• **Written exercise**: Retype the data exactly, from its first line to the line containing "(272,274) -- (567,274);", including both, and skip any picture.

• **Provided data**:
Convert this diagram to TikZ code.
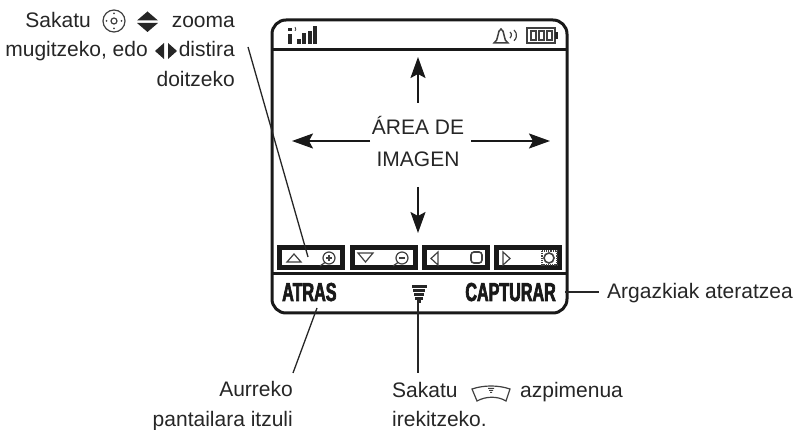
\documentclass[tikz,border=0pt]{standalone}
\usepackage{fontspec}
\setmainfont{Liberation Sans}
\newfontfamily\softfont[FakeStretch=0.62,FakeBold=2.5]{Liberation Sans Bold}
\usetikzlibrary{arrows.meta}
\tikzset{
    label/.style={inner sep=0pt, font=\fontsize{21}{24}\selectfont, text=black!85},
    softlabel/.style={inner sep=0pt, font=\softfont\fontsize{26}{28}\selectfont, text=black!90},
    softbox/.style={draw=black!90, line width=5pt, fill=white},
    leader/.style={line width=1.3pt, black!85},
    bigarrow/.style={line width=2pt, black!90, -{Stealth[length=21pt, width=15pt, inset=4pt]}},
    icon/.style={line width=1.2pt, black!75}
}
\begin{document}
\begin{tikzpicture}[x=1pt, y=-1pt]
    \useasboundingbox (0,0) rectangle (801,430);

    % Phone outline
    \draw[line width=3pt, black!90, rounded corners=14pt] (272,20) rectangle (567,313);
    \draw[line width=3pt, black!90] (272,50) -- (567,50);
    \draw[line width=3pt, black!90] (272,274) -- (567,274);

    % Status bar
    \fill[black!85] (288,34) rectangle (292,44);
    \fill[black!85] (288,28) rectangle (292,31);
    \foreach \x/\h in {297/39, 302/33, 308/31, 313/26} {
        \fill[black!85] (\x,\h) rectangle (\x+4,44);
    }
    \draw[icon, line width=.8pt] (295,27) arc (-50:50:2.5);
    \draw[icon, line width=1.5pt] (494,43) .. controls (499,41) and (497,30) .. (501,29) .. controls (505,30) and (503,41) .. (508,43) -- cycle;
    \draw[icon, line width=1.2pt] (510,32) arc (-50:50:4);
    \draw[icon, line width=1.2pt] (514,30) arc (-50:50:7);
    \draw[icon, line width=1.5pt] (527,28) rectangle (555,43);
    \fill[black!85] (555,32) rectangle (558,39);
    \foreach \x in {531, 539, 547} {
        \draw[icon] (\x,31) rectangle (\x+5,40);
    }

    % Soft key boxes
    \foreach \x in {279.5, 352.5, 424.5, 496.5} {
        \draw[softbox] (\x,247.5) rectangle (\x+63,268);
    }
    \draw[icon] (287,262) -- (294,254) -- (301,262) -- cycle;
    \draw[icon] (358,253) -- (365.5,262) -- (373,253) -- cycle;
    \draw[icon] (438,252) -- (431,258.5) -- (438,265) -- cycle;
    \draw[icon] (503,252) -- (510,258.5) -- (503,265) -- cycle;
    \draw[icon] (329,258) circle (6);
    \draw[icon] (325,262.5) -- (320,266);
    \draw[icon] (326,258) -- (332,258) (329,255) -- (329,261);
    \draw[icon] (402,258) circle (6);
    \draw[icon] (398,262.5) -- (393,266);
    \draw[icon] (399,258) -- (405,258);
    \draw[icon, line width=1.6pt, rounded corners=3pt] (471,252) rectangle (482,263);
    \draw[icon, line width=1.6pt] (549,258) circle (5);
    \draw[icon, densely dotted] (542,251) rectangle (557,265);

    % Image area
    \node[label, align=center] (area) at (418,141.5) {ÁREA DE\\[8pt]IMAGEN};
    \coordinate (areaup) at (418,57);
    \coordinate (areadown) at (418,233);
    \coordinate (arealeft) at (292,141);
    \coordinate (arearight) at (550,141);
    \draw[bigarrow] (418,103) -- (areaup);
    \draw[bigarrow] (418,187) -- (areadown);
    \draw[bigarrow] (370,141) -- (arealeft);
    \draw[bigarrow] (471,141) -- (arearight);

    % Soft keys
    \node[softlabel, anchor=base west] (atras) at (282,301) {ATRAS};
    \node[softlabel, anchor=base east] (capturar) at (556,301) {CAPTURAR};
    \foreach \y/\a in {285/7.5, 289/6, 293/5, 297/4} {
        \fill[black!85] (419-\a,\y) rectangle (419+\a,\y+2.6);
    }
    \fill[black!85] (417,300.5) rectangle (421,303);

    % Left callout
    \node[label, anchor=base east] (zooma) at (235,28) {zooma};
    \node[label, anchor=base east] (sakatua) at (91,28) {Sakatu};
    \draw[icon] (114,21) circle (11);
    \draw[icon] (114,21) circle (3);
    \foreach \a in {0, 90, 180, 270} {
        \fill[black!75] (114,21) ++(\a:7.5) circle (1);
    }
    \fill[black!85] (137,20.5) -- (147.5,11.5) -- (158,20.5) -- cycle;
    \fill[black!85] (137,23) -- (147.5,32) -- (158,23) -- cycle;
    \node[label, anchor=base east] (distira) at (235,57) {distira};
    \node[label, anchor=base east] (mugitzeko) at (148,57) {mugitzeko, edo};
    \fill[black!85] (164,43) -- (155,51) -- (164,59) -- cycle;
    \fill[black!85] (168,43) -- (177,51) -- (168,59) -- cycle;
    \node[label, anchor=base east] (doitzeko) at (235,87) {doitzeko};
    \coordinate (zoomstart) at (248,47);
    \coordinate (zoomend) at (308,257);
    \draw[leader] (zoomstart) -- (zoomend);

    % Back callout
    \node[label, anchor=base east] (aurreko) at (293,397) {Aurreko};
    \node[label, anchor=base east] (pantailara) at (293,427) {pantailara itzuli};
    \coordinate (atrasfoot) at (317,308);
    \coordinate (aurrekotop) at (293,373);
    \draw[leader] (atrasfoot) -- (aurrekotop);

    % Menu callout
    \node[label, anchor=base west] (sakatub) at (392,398) {Sakatu};
    \draw[icon] (472,389) -- (477,401) .. controls (486,396) and (498,396) .. (506,401) -- (510,389) .. controls (498,385) and (484,385) .. (472,389) -- cycle;
    \fill[black!75] (488,388) rectangle (494,389) (489,390) rectangle (493,391) (490,392) rectangle (492,393);
    \node[label, anchor=base west] (azpimenua) at (520,398) {azpimenua};
    \node[label, anchor=base west] (irekitzeko) at (392,427) {irekitzeko.};
    \coordinate (menutop) at (418,373);
    \draw[leader] (418,303) -- (menutop);

    % Capture callout
    \node[label, anchor=base west] (argazkiak) at (607,299) {Argazkiak ateratzea};
    \coordinate (capturarfoot) at (565,292);
    \draw[leader] (capturarfoot) -- (599,292);
\end{tikzpicture}
\end{document}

• **Result of the task**:
Convert this diagram to TikZ code.
\documentclass[tikz,border=0pt]{standalone}
\usepackage{fontspec}
\setmainfont{Liberation Sans}
\newfontfamily\softfont[FakeStretch=0.62,FakeBold=2.5]{Liberation Sans Bold}
\usetikzlibrary{arrows.meta}
\tikzset{
    label/.style={inner sep=0pt, font=\fontsize{21}{24}\selectfont, text=black!85},
    softlabel/.style={inner sep=0pt, font=\softfont\fontsize{26}{28}\selectfont, text=black!90},
    softbox/.style={draw=black!90, line width=5pt, fill=white},
    leader/.style={line width=1.3pt, black!85},
    bigarrow/.style={line width=2pt, black!90, -{Stealth[length=21pt, width=15pt, inset=4pt]}},
    icon/.style={line width=1.2pt, black!75}
}
\begin{document}
\begin{tikzpicture}[x=1pt, y=-1pt]
    \useasboundingbox (0,0) rectangle (801,430);

    % Phone outline
    \draw[line width=3pt, black!90, rounded corners=14pt] (272,20) rectangle (567,313);
    \draw[line width=3pt, black!90] (272,50) -- (567,50);
    \draw[line width=3pt, black!90] (272,274) -- (567,274);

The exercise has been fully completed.